The risk of loss is fully assumed. That is, the value (the financial reward) derived from the risk is equally imperative. So, Ayn Rand explains, for example, the risk-reward (the economic solution on demand) is devoid of moral value (it is purely ontological) because the cause and the effect is equally imperative (a rationale with which big bankers and their lawyers do whole heartedly agree, having a sense of complete objectivity that has, you see, the equivalent force, or legitimacy, of moral authority). This so-called "objective" valuation misprices the risk proportion.
When retirees see prices going up while the interest paid on their savings is going down (a reality achieved by technical objective), regardless of the technical reasons (the objective reality), the solution is politically motivated (positively charged with the legitimate force of a moral imperative that is evermore probable). While risk is not being added, dismissing the political risk as objectively irrational is to technically misprice the risk proportion to the reward.
Risk becomes disproportionate to reward because RTV's do not reduce risk. Instead, the risk accumulates into a political dimension--the gamma-risk dimension in which the probability is imperative.
Technical pursuit of objective reality misprices risk when it is ontologically assumed to be legitimately distributed with the reward when it has been actuarially avoided by objective. When the reward is quantumly gained in zero-sum, using RTV's, for example, the expected detriment is force majeure--it is categorically imperative, and if this imperative value is ignored, or avoided, the risk-value is mispriced and presents in a panic proportion.
Mispricing risk results in beta-risk volatility (remember, risk is not added but transformed) that eventually goes gamma (demanding a political resolution). The market is "made" to appear technically unpredictable--random and chaotic.
Up is down, down is up so that the "rational" (categorically imperative) thing to do is to make the market more efficient to achieve low entropic value with moral authority.
It is important to understand that the appearance of randomness exculpates the risk (see, for example, the force-majeure rationale regulators used to free MF Global executives of criminal liability). This legal limit to liability (premised on the ontology of large, complex, organizational technologies that the marketplace demands to be competitive) substitutes for the logic of collective action in the marketplace.

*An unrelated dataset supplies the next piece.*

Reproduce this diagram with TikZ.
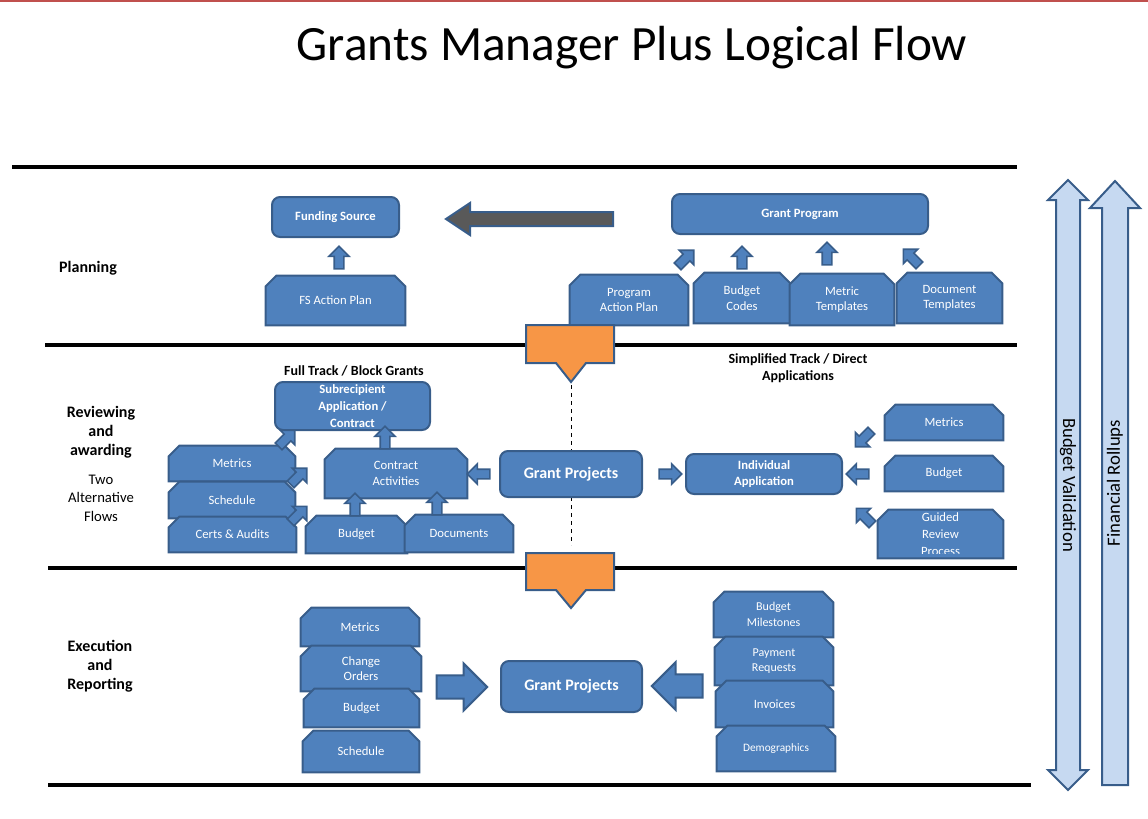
\documentclass[tikz,border=0pt]{standalone}
\usepackage{fontspec}
\setmainfont{Carlito}
\usetikzlibrary{shapes.misc,shapes.arrows,fit}
\definecolor{bfill}{HTML}{4F81BD}
\definecolor{bdraw}{HTML}{385D8A}
\definecolor{lblue}{HTML}{C6D9F1}
\definecolor{orng}{HTML}{F79646}
\definecolor{rl}{HTML}{C0504D}
\begin{document}
\begin{tikzpicture}[x=0.75pt,y=-0.75pt,
 rbox/.style={rounded corners=6pt,fill=bfill,draw=bdraw,line width=1.5pt,inner sep=0pt,text=white,font=\bfseries\fontsize{9.5}{11}\selectfont,align=center},
 cbox/.style={chamfered rectangle,chamfered rectangle corners={north east,north west},chamfered rectangle xsep=4pt,chamfered rectangle ysep=4pt,fill=bfill,draw=bdraw,line width=1.5pt,inner sep=0pt,text=white,font=\fontsize{9.5}{11}\selectfont,align=center},
 sarr/.style={single arrow,fill=bfill,draw=bdraw,line width=1.2pt,inner sep=3pt,single arrow head extend=4pt,minimum height=17pt},
 barr/.style={single arrow,fill=bfill,draw=bdraw,line width=1.5pt,inner sep=8pt,single arrow head extend=9pt,minimum height=38pt},
 sep/.style={line width=3pt},
 lab/.style={font=\bfseries\fontsize{12}{14}\selectfont,align=center}]
\useasboundingbox (0,0) rectangle (1148,818);
\draw[rl,line width=1pt] (0,1) -- (1148,1);
\node[font=\fontsize{37}{40}\selectfont] (title) at (632,48) {Grants Manager Plus Logical Flow};
% separators
\draw[sep] (12,167) -- (1017,167);
\draw[sep] (45,345) -- (1017,345);
\draw[sep] (48,568) -- (1017,568);
\draw[sep] (48,785) -- (1031,785);
% section labels
\node[lab] (plan) at (88,268) {Planning};
\node[lab,anchor=north] (rev) at (101,402) {Reviewing\\and\\awarding};
\node[font=\fontsize{11}{14}\selectfont,align=center,anchor=north] (two) at (101,470) {Two\\Alternative\\Flows};
\node[lab,anchor=north] (exe) at (100,636) {Execution\\and\\Reporting};
\node[lab,font=\bfseries\fontsize{10.5}{12}\selectfont] (full) at (354,371) {Full Track / Block Grants};
\node[lab,font=\bfseries\fontsize{10.5}{13}\selectfont] (simp) at (798,368) {Simplified Track / Direct\\Applications};
% planning
\node[rbox,fit={(272,197)(399,237)}] (fs) {};
\node[text=white,font=\bfseries\fontsize{9.5}{11}\selectfont] at (fs.center) {Funding Source};
\node[rbox,fit={(672,194)(928,234)}] (gp) {};
\node[text=white,font=\bfseries\fontsize{9.5}{11}\selectfont] at (gp.center) {Grant Program};
\node[cbox,fit={(271,281)(400,320)}] (fsap) {};
\node[text=white,font=\fontsize{9.5}{11}\selectfont] at (fsap.center) {FS Action Plan};
\node[cbox,fit={(575,280)(683,320)}] (pap) {};
\node[text=white,align=center,font=\fontsize{9.5}{11.5}\selectfont] at (pap.center) {Program\\Action Plan};
\node[cbox,fit={(699,278)(785,318)}] (bc) {};
\node[text=white,align=center,font=\fontsize{9.5}{11.5}\selectfont] at (bc.center) {Budget\\Codes};
\node[cbox,fit={(795,279)(889,320)}] (mt) {};
\node[text=white,align=center,font=\fontsize{9.5}{11.5}\selectfont] at (mt.center) {Metric\\Templates};
\node[cbox,fit={(902,278)(997,318)}] (dt) {};
\node[text=white,align=center,font=\fontsize{9.5}{11.5}\selectfont] at (dt.center) {Document\\Templates};
\node[sarr,rotate=90] (a1) at (339,260) {};
\node[sarr,rotate=45] (a2) at (684,260) {};
\node[sarr,rotate=90] (a3) at (742,260) {};
\node[sarr,rotate=90] (a4) at (827,256) {};
\node[sarr,rotate=135] (a5) at (913,259) {};
% gray arrow
\draw[fill=black!65,draw=bdraw,line width=1.5pt] (613,212) -- (470,212) -- (470,203) -- (446,219) -- (470,235) -- (470,226) -- (613,226) -- cycle;
% orange arrows
\draw[fill=orng,draw=bdraw,line width=1.5pt] (526,325) -- (614,325) -- (614,363) -- (586,363) -- (571,382) -- (556,363) -- (526,363) -- cycle;
\draw[fill=orng,draw=bdraw,line width=1.5pt] (526,553) -- (614,553) -- (614,590) -- (586,590) -- (571,608) -- (556,590) -- (526,590) -- cycle;
\coordinate (d1) at (571,385); \coordinate (d2) at (571,545);
\draw[dashed,line width=0.6pt] (d1) -- (d2);
% reviewing
\node[rbox,fit={(275,382)(430,430)}] (sub) {};
\node[text=white,align=center,font=\bfseries\fontsize{9.5}{12.5}\selectfont] at (sub.center) {Subrecipient\\Application /\\Contract};
\node[rbox,fit={(500,451)(642,497)}] (gpm) {};
\node[text=white,font=\bfseries\fontsize{12}{14}\selectfont] at (gpm.center) {Grant Projects};
\node[rbox,fit={(686,454)(842,494)}] (ia) {};
\node[text=white,align=center,font=\bfseries\fontsize{9.5}{12}\selectfont] at (ia.center) {Individual\\Application};
\node[cbox,fit={(330,454)(462,493)}] (ca) {};
\node[text=white,align=center,font=\fontsize{9.5}{12}\selectfont] at (ca.center) {Contract\\Activities};
\newcommand{\cb}[4]{\node[cbox,fit={#2}] (#1) {}; \node[text=white,align=center,font=\fontsize{#4}{11.5}\selectfont] at (#1.center) {#3};}
\cb{m1}{(174,451)(290,476)}{Metrics}{9.5}
\cb{s1}{(174,487)(290,513)}{Schedule}{9.5}
\cb{ce}{(174,522)(291,547)}{Certs \& Audits}{9.5}
\cb{b1}{(311,521)(402,548)}{Budget}{9.5}
\cb{do}{(410,520)(508,547)}{Documents}{9.5}
\cb{m2}{(890,410)(998,435)}{Metrics}{9.5}
\cb{b2}{(890,461)(998,486)}{Budget}{9.5}
\node[cbox,fit={(883,515)(998,553)}] (gr) {};
\begin{scope}
\clip (883,512) rectangle (998,553);
\node[text=white,align=center,font=\fontsize{9.5}{13}\selectfont] at (gr.center) {Guided\\Review\\Process};
\end{scope}
\node[sarr,rotate=45] (r1) at (285,440) {};
\node[sarr,rotate=45] (r2) at (297,478) {};
\node[sarr,rotate=45] (r3) at (297,516) {};
\node[sarr,rotate=90] (r4) at (385,440) {};
\node[sarr,rotate=90] (r5) at (355,507) {};
\node[sarr,rotate=90] (r6) at (437,506) {};
\node[sarr,rotate=180] (r7) at (481,474) {};
\node[sarr] (r8) at (668,474) {};
\node[sarr,rotate=225] (r9) at (865,437) {};
\node[sarr,rotate=180] (r10) at (860,474) {};
\node[sarr,rotate=135] (r11) at (866,518) {};
% execution
\node[rbox,fit={(501,661)(642,712)}] (gpb) {};
\node[text=white,font=\bfseries\fontsize{12}{14}\selectfont] at (gpb.center) {Grant Projects};
\cb{m3}{(306,613)(414,641)}{Metrics}{9.5}
\cb{co}{(306,651)(416,686)}{Change\\Orders}{9.5}
\cb{b3}{(309,694)(414,722)}{Budget}{9.5}
\cb{s3}{(308,736)(414,767)}{Schedule}{9.5}
\cb{bm}{(719,597)(828,632)}{Budget\\Milestones}{9}
\cb{pr}{(720,642)(828,680)}{Payment\\Requests}{9}
\cb{inv}{(721,686)(828,722)}{Invoices}{9.5}
\cb{dem}{(722,731)(830,766)}{Demographics}{8.5}
\node[barr] (e1) at (456,687) {};
\node[barr,rotate=180] (e2) at (683,686) {};
% vertical arrows
\draw[fill=lblue,draw=bdraw,line width=1.5pt] (1068,180) -- (1088,200) -- (1080,200) -- (1080,770) -- (1088,770) -- (1068,790) -- (1048,770) -- (1056,770) -- (1056,200) -- (1048,200) -- cycle;
\draw[fill=lblue,draw=bdraw,line width=1.5pt] (1115,181) -- (1140,208) -- (1128,208) -- (1128,785) -- (1102,785) -- (1102,208) -- (1090,208) -- cycle;
\node[rotate=-90,font=\fontsize{14}{16}\selectfont] (bv) at (1068,485) {Budget Validation};
\node[rotate=90,font=\fontsize{14}{16}\selectfont] (fr) at (1115,483) {Financial Rollups};
\end{tikzpicture}
\end{document}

Stability is traded for instability to stabilize the risk, which is an insanity (a criminal insanity) that can only happen by decree. Ad-hoc rationality on demand that is relatively valued is traded for post-hoc rationales on command (by administrative-judicial decree) that have absolute value with the force and legitimacy of public authority.
When the marketplace is not "made" (consolidated) to be so-called "more efficient" but is allowed to operate unconsolidated, the risk is directly priced with empirical, imperative value that achieves verifiable accountability with moral authority.